One Week Of Ramadhan - The Coda

“There’s no point trying to hide it, no point trying to evade it. I know I got a problem.”
Break Your Heart - Taio Cruz

Assalamualaikum my dear readers.

Time flies and there’s nothing we can do about it. It’s true that in life, we have no rewind, fast-forward, pause or repeat button. It’s hard to accept that we have no Ctrl+F, Ctrl+Z or Ctrl+Alt+Delete to repeal, retract or remove anything we have done. May it be a little favour or a disastrous mistake, what’s done is done.

Sometimes, it’s hard to move on. Don’t blame yourself. Ask yourself this question. Would you be able to get up after you trip yourself? It’s as good as being tripped by others. As I always am, I hurt myself when I hurt others. Intentionally or unintentionally, whatever we do is always taken for it’s surface value. No one cares about instrumental value these days. It’s sad but true. When was the last time you paused and pondered?

I’m a quick-to-judge, self-centred person. I’m an introvert in the skin of an extrovert, a passive-aggressive person who thinks he’s an assertive and polite nut job. A scared and timid soul hidden under the skin of a delusionally-“fearless” person. A devil who thinks he’s an angel. That’s me. That’s my inner self. It’s so much that there’s only one word that can describe me:


I guess this one week changed my life. I dug my own grave and fell right into it.

This post isn’t about demanding something. It isn’t about making you feel bad, it isn’t about making you feel my pain; it’s about sharing an experience that isn’t the least pleasant. It’s about nipping things in the bud and closing the fault before it propagates.

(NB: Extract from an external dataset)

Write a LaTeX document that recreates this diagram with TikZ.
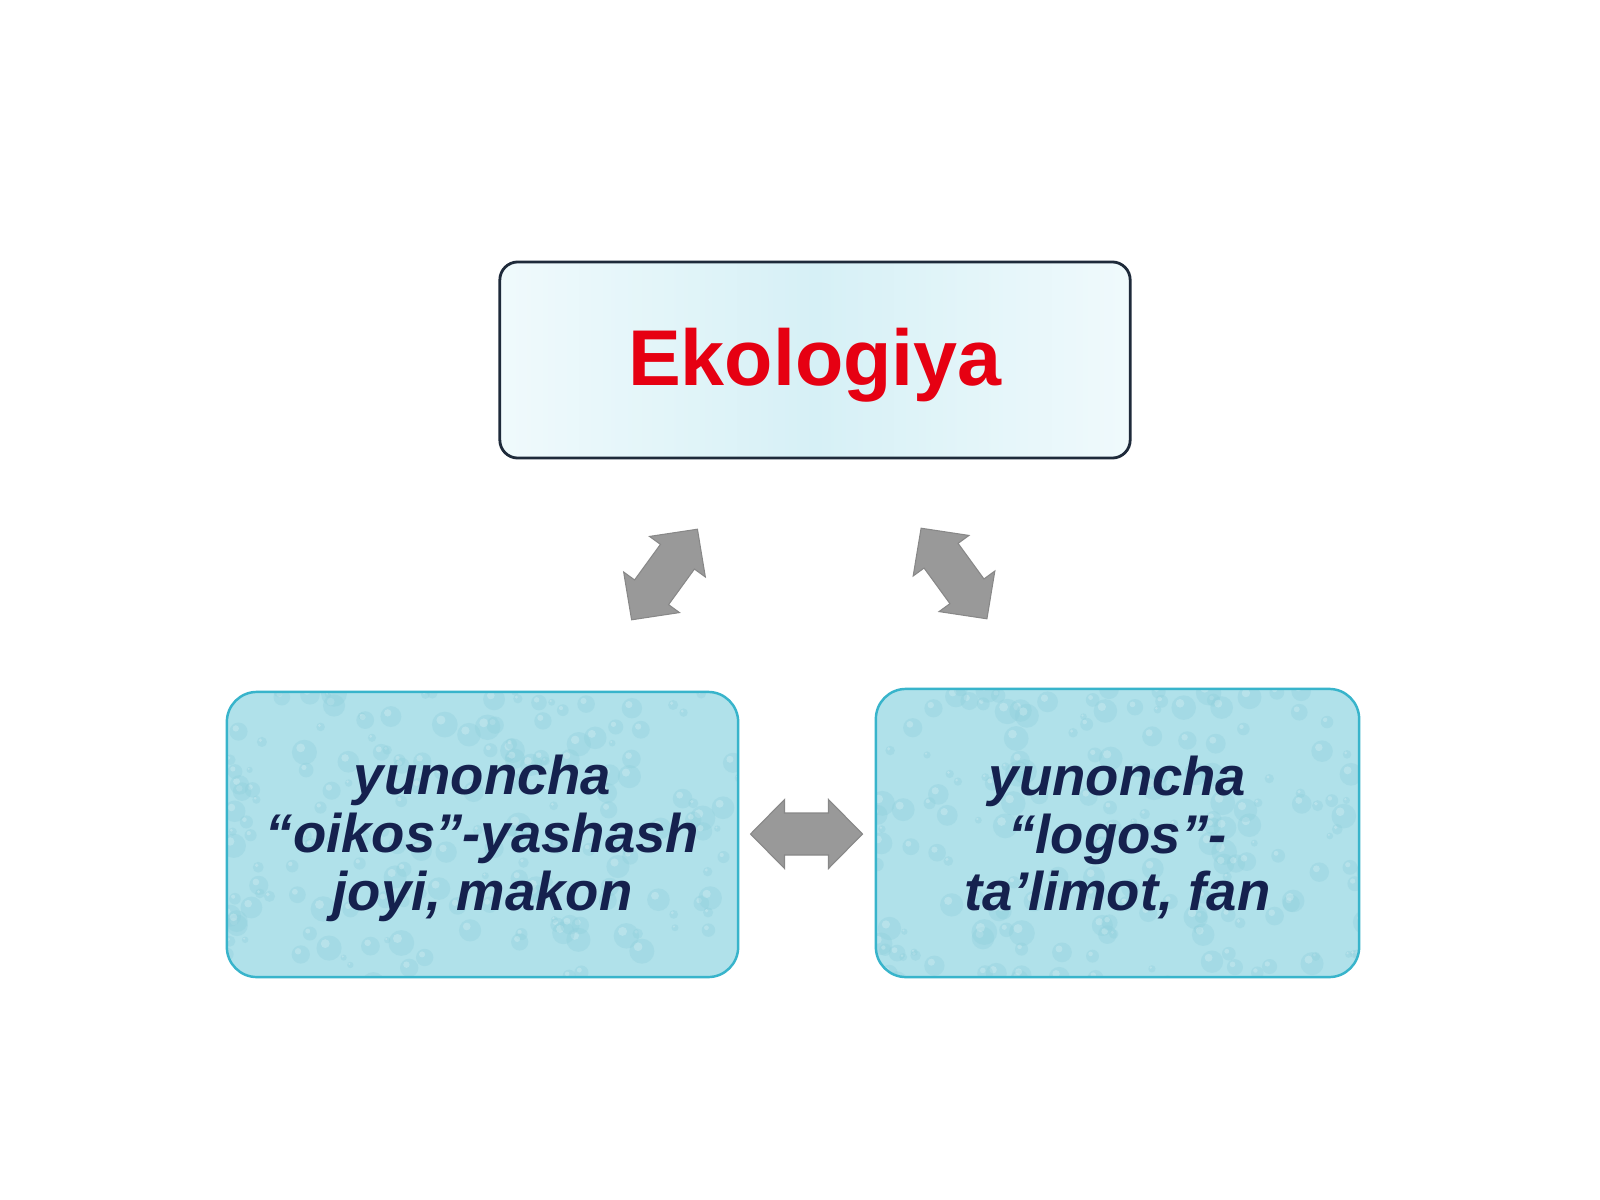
\documentclass[tikz,border=0pt]{standalone}
\usepackage{fontspec}
\setmainfont{Liberation Sans}
\usetikzlibrary{calc}
\definecolor{topborder}{HTML}{1E2A3A}
\definecolor{topedge}{HTML}{F0FAFC}
\definecolor{topmid}{HTML}{D6F0F6}
\definecolor{ekored}{HTML}{E60012}
\definecolor{lowbase}{HTML}{B0E1EA}
\definecolor{lowborder}{HTML}{38B4CB}
\definecolor{dropdark}{HTML}{8FCFDC}
\definecolor{navytext}{HTML}{15214E}
\definecolor{arrowgray}{HTML}{999999}
\definecolor{arrowedge}{HTML}{888888}
\tikzset{
  topbox/.style={draw=topborder, line width=0.8pt, rounded corners=0.18cm,
    left color=topedge, right color=topedge, middle color=topmid,
    minimum width=6.3cm, minimum height=1.96cm, inner sep=0pt},
  toptext/.style={inner sep=0pt, text=ekored, font=\fontsize{22.5}{27}\selectfont\bfseries},
  lowbox/.style={draw=lowborder, line width=0.7pt, rounded corners=0.3cm,
    fill=lowbase, inner sep=0pt,
    path picture={
      \pgfmathsetseed{#1}
      \foreach \i in {1,...,190}{
        \pgfmathsetmacro\px{rnd*520}
        \pgfmathsetmacro\py{rnd*300}
        \pgfmathsetmacro\pr{3+rnd*10}
        \fill[dropdark, opacity=0.35] ([shift={(\px,\py)}]path picture bounding box.north west) circle[radius=\pr];
        \fill[white, opacity=0.22] ([shift={(\px-0.3*\pr,\py-0.35*\pr)}]path picture bounding box.north west) circle[radius=0.35*\pr];
      }
    }},
  lowtext/.style={inner sep=0pt, align=center, text=navytext,
    font=\fontsize{15.5}{16.4}\selectfont\bfseries\itshape},
  grayarrow/.style={fill=arrowgray, draw=arrowedge, line width=0.3pt, line join=miter}
}
\begin{document}
\begin{tikzpicture}[x=0.01cm,y=-0.01cm]
\useasboundingbox (0,0) rectangle (1600,1200);
\fill[white] (0,0) rectangle (1600,1200);

\node[topbox] (eko) at (815,360) {};
\node[toptext] (ekotext) at ([yshift=-1.4pt]eko.center) {Ekologiya};

\node[lowbox=11, minimum width=5.11cm, minimum height=2.85cm] (oikos) at (482.5,834.5) {};
\node[lowtext] (oikostext) at ([yshift=-1.1pt]oikos.center) {yunoncha\\“oikos”-yashash\\joyi, makon};
\node[lowbox=23, minimum width=4.83cm, minimum height=2.88cm] (logos) at (1117.5,833) {};
\node[lowtext] (logostext) at ([yshift=-1.3pt]logos.center) {yunoncha\\“logos”-\\ta’limot, fan};

% double arrows
\coordinate (aleft) at (664.5,574.5);
\coordinate (aright) at (954,573.5);
\coordinate (amid) at (806.5,834);
\foreach \c/\r in {aleft/54, aright/-54, amid/0}{
  \begin{scope}[shift={(\c)}, rotate=\r]
    \path[grayarrow] (-56,0) -- (-22,34.5) -- (-22,21) -- (22,21) -- (22,34.5)
      -- (56,0) -- (22,-34.5) -- (22,-21) -- (-22,-21) -- (-22,-34.5) -- cycle;
  \end{scope}
}
\end{tikzpicture}
\end{document}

It’s Aidilfitri, and the spirit of reunion is in the air. People are going somewhere. The metropolitan zones of the nation are have emptied themselves out. People are headed somewhere familiar, somewhere they can wake up to the smell of fresh morning air instead of exhaust fumes. Somewhere where they can bathe in refreshing and pristine well-drawn water instead of chlorinated and processed tap water. Yes. People are headed home.

In the spirit of Aidilfitri, married couples give out little green packets with money (slight imitation of Chinese red packets) to kids and youngsters. Houses are opened to anyone who would like to visit and food is served. Islamic dishes and all sorts of Muslim delicacies go on free flow.

But what is behind this all? Why do we eat, drink and be merry especially during Aidilfitri? We do it during Christmas, Easter, Chinese New Year, Hanukkah, our birthdays and even after funerals!

Aidilfitri is all about opening our hearts to one another. The phrase that is heard once so often during this festival is “Maaf Zahir Dan Batin”. These four words are basically a polite request to ask for forgiveness for whatever you have done to that person that may have hurt him or her.

So all of you who may read this, this is what life is all about. Aidilfitri is but a season. Forgiveness is a lifelong virtue. A virtue which we all (including me) need to pursue. It’s what’s missing from today’s society. Don’t make the same mistake as I did.

My dear readers,

This blog expires in three days. After which, it will be down for about about a week. The question in me is whether I should keep it up or let it go.

In three days, I either key in my Visa card number into the Google servers to begin the domain transfer process, or I close my doors to the world, and resort to cutting myself physically instead of verbally to relieve myself. Maybe then the tears that have been held inside would finally flow out.

I’m stuck at a crossroad here. And the problem with crossroads is that you’re stuck between three roads: the forward, left and right roads, but you can’t take the one that you really want to take so badly, and that’s back road. Back to the start, back to the beginning. Face it. A Life in Common Time has no Da Capo.

So is this the coda of a Life in Common Time, or is it a transition between a cold and hard struggle to shift into drive and move forward?

The fast lane was never meant for me.